Using the fixed charge rate, the LCOE can be written as:

$$\text{LCOE=}\left(\frac{\text{TIC}}{\text{Q}}\text{\xd7FCR}\right)\text{+}\frac{\text{M}}{\text{Q}}$$

In this simpler version of the LCOE equation, note that the first term $\left(\frac{\text{TIC}}{\text{Q}}\text{\xd7FCR}\right)$ is just the Levelized Fixed Cost (LFC) and the second term (M/Q) is just the Levelized Variable Cost (LVC).

Here is an example: Suppose that a power plant costs $10 billion to build and has an expected life of 30 years. The variable cost of producing one MWh of electricity is $20. It will operate 24 hours a day, 360 days a year at a capacity of 1000 MW. (Note: to get output, multiply capacity and hours of operation over the plant's life). What is the levelized cost of energy if the interest rate is 5%?

Here is the answer: First, we calculate the total amount of electricity produced annually:

(360 days per year) × (24 hours per day) × 1000 MW = 8.64 million MWh per year.

This is **Q** in our **LCOE** formula. **LVC** is equal to $20 per MWh.

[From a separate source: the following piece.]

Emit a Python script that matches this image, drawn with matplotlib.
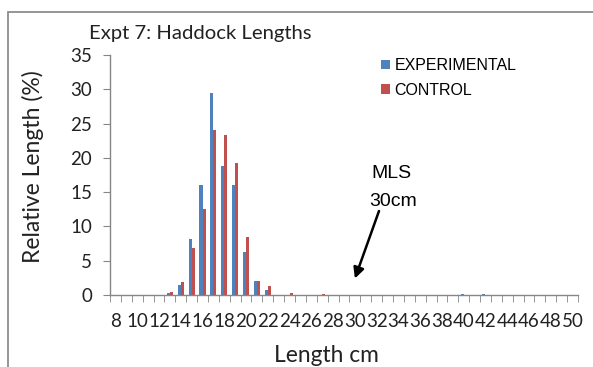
import matplotlib
matplotlib.use('Agg')
import matplotlib.pyplot as plt
from matplotlib.patches import Rectangle
import numpy as np

# length classes (cm) and relative length (%) per class
lengths = list(range(8, 51))
experimental = [0, 0, 0, 0, 0, 0.25, 1.5, 8.2, 16.1, 29.4, 18.8, 16.1, 6.2, 2.0, 0.8, 0,
                0, 0, 0, 0, 0, 0, 0, 0, 0, 0, 0, 0, 0, 0, 0, 0, 0.2, 0, 0.2, 0,
                0, 0, 0, 0, 0, 0, 0]
control = [0, 0, 0, 0, 0, 0.5, 1.9, 6.8, 12.5, 24.1, 23.4, 19.2, 8.4, 2.0, 1.3, 0,
           0.3, 0, 0, 0.2, 0, 0, 0, 0, 0, 0, 0, 0, 0, 0, 0, 0, 0, 0, 0, 0,
           0, 0, 0, 0, 0, 0, 0]
tick_labels = [str(v) for v in range(8, 51, 2)]

blue = '#4F81BD'
red = '#C0504D'
axis_col = '#868686'
calibri_like = 'Lato'
arial_like = 'Liberation Sans'

fig = plt.figure(figsize=(5.93, 3.67), dpi=100)
ax = fig.add_axes([110/593, 1-295/367, 468/593, 240/367])

x = np.array(lengths)
w = 0.28
b1 = ax.bar(x - w/2, experimental, width=w, color=blue, label='EXPERIMENTAL')
b2 = ax.bar(x + w/2, control, width=w, color=red, label='CONTROL')

ax.set_xlim(7.5, 50.5)
ax.set_ylim(0, 35)
ax.set_yticks(range(0, 36, 5))
ax.set_xticks(range(8, 51, 2))
ax.set_xticklabels(tick_labels)
ax.set_xticks(np.arange(7.5, 51, 1), minor=True)
ax.tick_params(axis='x', which='major', length=0, pad=13)
ax.tick_params(axis='x', which='minor', length=5, color=axis_col, direction='out')
ax.tick_params(axis='y', length=5, color=axis_col, direction='out', pad=8)
for lab in ax.get_xticklabels() + ax.get_yticklabels():
    lab.set_fontfamily(calibri_like)
    lab.set_fontsize(13.5)
    lab.set_color('#222222')

for s in ['top', 'right']:
    ax.spines[s].set_visible(False)
for s in ['left', 'bottom']:
    ax.spines[s].set_color(axis_col)
    ax.spines[s].set_linewidth(1.0)

fig.text(33/593, 1-167/367, 'Relative Length (%)', rotation=90, ha='center', va='center',
         fontsize=16.5, family=calibri_like, color='#222222')
fig.text(326/593, 1-355/367, 'Length cm', ha='center', va='center',
         fontsize=16.4, family=calibri_like, color='#222222')
fig.text(89/593, 1-39/367, 'Expt 7: Haddock Lengths', ha='left', va='baseline',
         fontsize=14.6, family=calibri_like, color='#222222')

ax.legend(handles=[b1, b2], loc='upper left', bbox_to_anchor=(373/593, 1-50/367),
          bbox_transform=fig.transFigure, frameon=False, handlelength=0.55, handleheight=0.55,
          handletextpad=0.3, labelspacing=0.6, borderpad=0,
          prop={'family': arial_like, 'size': 11.5})

# minimum landing size marker
fig.text(371/593, 1-178/367, 'MLS', ha='left', va='baseline', fontsize=14, family=arial_like)
fig.text(369/593, 1-206/367, '30cm', ha='left', va='baseline', fontsize=14, family=arial_like)
ax.annotate('', xy=(30, 2.4), xycoords='data',
            xytext=(379/593, 1-211/367), textcoords='figure fraction',
            arrowprops=dict(arrowstyle='-|>', color='black', lw=1.8, mutation_scale=16,
                            shrinkA=0, shrinkB=0))

# outer chart border (cropped at right and bottom)
fig.add_artist(Rectangle((8/593, -0.1), 1.2, 1.1 - 12/367, transform=fig.transFigure,
                         fill=False, edgecolor='#8c8c8c', linewidth=1.3))

fig.savefig('out.png', dpi=100)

So, we calculate **LCOE** as:

$$\text{LCOE=}\left(\frac{\text{TIC\xd7r}}{{\text{1-(1+r)}}^{\text{-T}}}\text{\xf7Q}\right)\text{+LVC}$$

$$\text{LCOE=}\left(\frac{\text{\$10bil\xd70.05}}{\text{1-(1+0}{\text{.05)}}^{\text{-30}}}\text{\xf78.64mil}\right)\text{+20}$$

$$\text{=\$75}\text{.29/MWh+\$20/MWh=\$95}\text{.29MWh}$$

As an exercise for yourself, calculate the **LCOE** for the natural gas power plant and the wind power plant that we laid out earlier in this lesson. As a reminder, the wind plant has a capital cost of $1.2 million and a variable cost of $5/MWh. The natural gas plant has a capital cost of $600,000 and a variable cost of $50/MWh. Each plant produces 2,628 MWh per year. Assume a 10% annual discount rate and a 20-year life for each project. You should find that the wind plant has **LCOE** = $58.63/MWh and the gas plant has **LCOE** = $76.82 per MWh.

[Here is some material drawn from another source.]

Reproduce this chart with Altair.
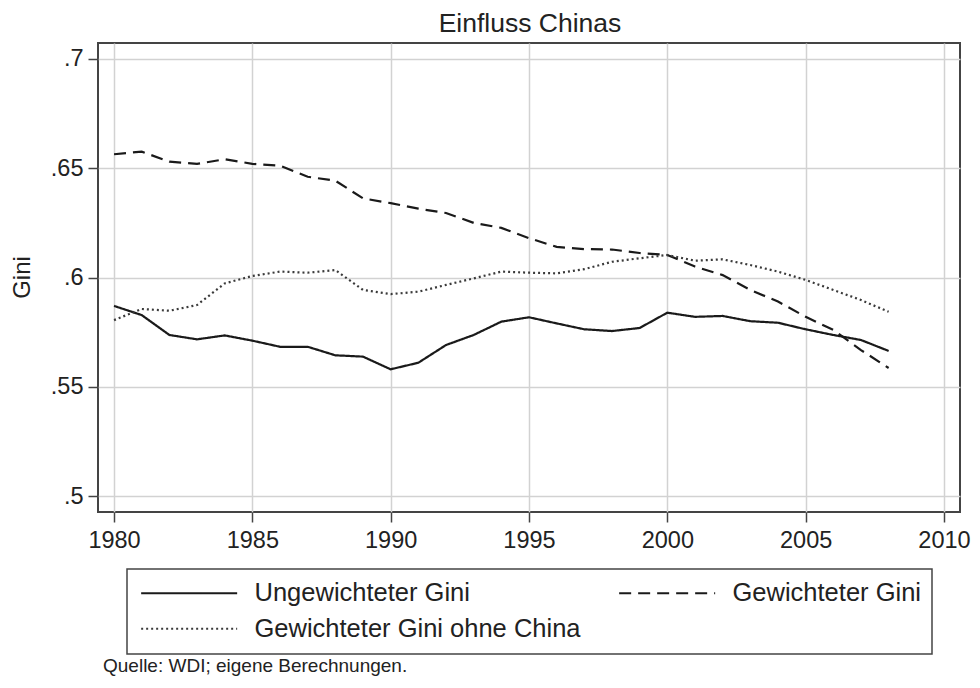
import altair as alt
import pandas as pd

YEARS = list(range(1980, 2009))
UNGEWICHTET = [0.5870, 0.5828, 0.5737, 0.5717, 0.5735, 0.5711, 0.5683, 0.5683, 0.5644, 0.5638,
               0.5580, 0.5610, 0.5691, 0.5737, 0.5798, 0.5818, 0.5790, 0.5763, 0.5755, 0.5769,
               0.5839, 0.5820, 0.5824, 0.5800, 0.5793, 0.5763, 0.5737, 0.5714, 0.5664]
GEWICHTET = [0.6564, 0.6576, 0.6530, 0.6520, 0.6541, 0.6520, 0.6512, 0.6461, 0.6443, 0.6362,
             0.6340, 0.6315, 0.6295, 0.6250, 0.6227, 0.6180, 0.6140, 0.6130, 0.6128, 0.6112,
             0.6103, 0.6050, 0.6011, 0.5943, 0.5890, 0.5820, 0.5760, 0.5668, 0.5586]
OHNE_CHINA = [0.5805, 0.5856, 0.5848, 0.5874, 0.5973, 0.6007, 0.6027, 0.6022, 0.6034, 0.5943,
              0.5924, 0.5935, 0.5966, 0.5996, 0.6027, 0.6022, 0.6019, 0.6038, 0.6072, 0.6088,
              0.6103, 0.6077, 0.6083, 0.6057, 0.6027, 0.5989, 0.5943, 0.5897, 0.5843]
SERIES = ["Ungewichteter Gini", "Gewichteter Gini", "Gewichteter Gini ohne China"]
X_TICKS = [1980, 1985, 1990, 1995, 2000, 2005, 2010]
Y_TICKS = [0.5, 0.55, 0.6, 0.65, 0.7]
TITLE = "Einfluss Chinas"
Y_TITLE = "Gini"
SOURCE = "Quelle: WDI; eigene Berechnungen."

rows = []
for name, vals in zip(SERIES, [UNGEWICHTET, GEWICHTET, OHNE_CHINA]):
    for y, v in zip(YEARS, vals):
        rows.append({"Jahr": y, "Gini": v, "Reihe": name})
df = pd.DataFrame(rows)

FONT = "Liberation Sans, Arial, Helvetica, sans-serif"

legend_kw = dict(
    title=None,
    orient="none",
    legendX=29,
    legendY=526,
    columns=2,
    direction="horizontal",
    symbolType="M-1,0H9",
    symbolSize=368.64,
    symbolStrokeWidth=2,
    symbolFillColor="transparent",
    labelOffset=91,
    labelFontSize=25.5,
    labelFont=FONT,
    labelColor="#222222",
    labelLimit=500,
    columnPadding=34,
    rowPadding=9,
    padding=11,
    strokeColor="#444444",
)

lines = alt.Chart(df).mark_line(strokeWidth=2.2).encode(
    x=alt.X("Jahr:Q",
            scale=alt.Scale(domain=[1979.42, 2010.58], nice=False, zero=False),
            axis=alt.Axis(values=X_TICKS, format="d", title=None)),
    y=alt.Y("Gini:Q",
            scale=alt.Scale(domain=[0.4927, 0.7073], nice=False, zero=False),
            axis=alt.Axis(values=Y_TICKS, title=Y_TITLE,
                          labelExpr="replace(format(datum.value, '.2~f'), '0.', '.')",
                          titleAngle=270, titleX=-76, titleY=234,
                          titleAlign="center", titleBaseline="middle")),
    color=alt.Color("Reihe:N",
                    scale=alt.Scale(domain=SERIES, range=["#1a1a1a", "#1a1a1a", "#3a3a3a"]),
                    legend=alt.Legend(**legend_kw)),
    strokeDash=alt.StrokeDash("Reihe:N",
                              scale=alt.Scale(domain=SERIES, range=[[1, 0], [12, 7], [2, 3]]),
                              legend=alt.Legend(**legend_kw)),
)

title = alt.Chart(pd.DataFrame({"t": [TITLE]})).mark_text(
    align="center", baseline="alphabetic", fontSize=26.5, font=FONT, color="#222222"
).encode(x=alt.value(432), y=alt.value(-11), text="t:N")

source = alt.Chart(pd.DataFrame({"t": [SOURCE]})).mark_text(
    align="left", baseline="alphabetic", fontSize=19, font=FONT, color="#222222"
).encode(x=alt.value(5), y=alt.value(629), text="t:N")

chart = alt.layer(lines, title, source).properties(
    width=862,
    height=469,
    padding={"left": 90, "top": 35, "right": 12, "bottom": 168},
    autosize=alt.AutoSizeParams(type="none"),
).configure_view(
    stroke="#444444", strokeWidth=2
).configure_axis(
    grid=True, gridColor="#d2d2d2", gridWidth=1.5,
    domain=False,
    tickColor="#444444", tickWidth=1.5, tickSize=10,
    labelFont=FONT, labelFontSize=23.5, labelColor="#222222",
    titleFont=FONT, titleFontSize=24, titleFontWeight="normal", titleColor="#222222",
).configure_axisX(
    labelPadding=6
).configure_axisY(
    labelPadding=5
).configure_legend(
    strokeWidth=1.5
)

chart.save("out.html", embed_options={"renderer": "svg", "actions": False})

The **LCOE** can be used to compare energy projects to prevailing market prices. If the market price is higher than the **LCOE**, then the margin per unit of output is positive (Market price - **LCOE** is greater than zero) and the project should be profitable. If the market price is lower than the **LCOE**, then the project will have negative margins and will not be profitable. There are some pitfalls to using LCOE in this way to evaluate variable renewables like wind and solar, since the **LCOE** is often compared to the average electricity price. If you think about it, this comparison is biased against solar and biased towards wind because solar is more likely to be producing electricity during the daytime (when prices are high) and wind is more likely to be producing electricity during the nighttime (when prices are usually low). A more consistent approach, which is just as relevant for fossil-fired power plants as for renewables, would be to compare the **LCOE** to the average price when you would expect the power plant to be generating electricity.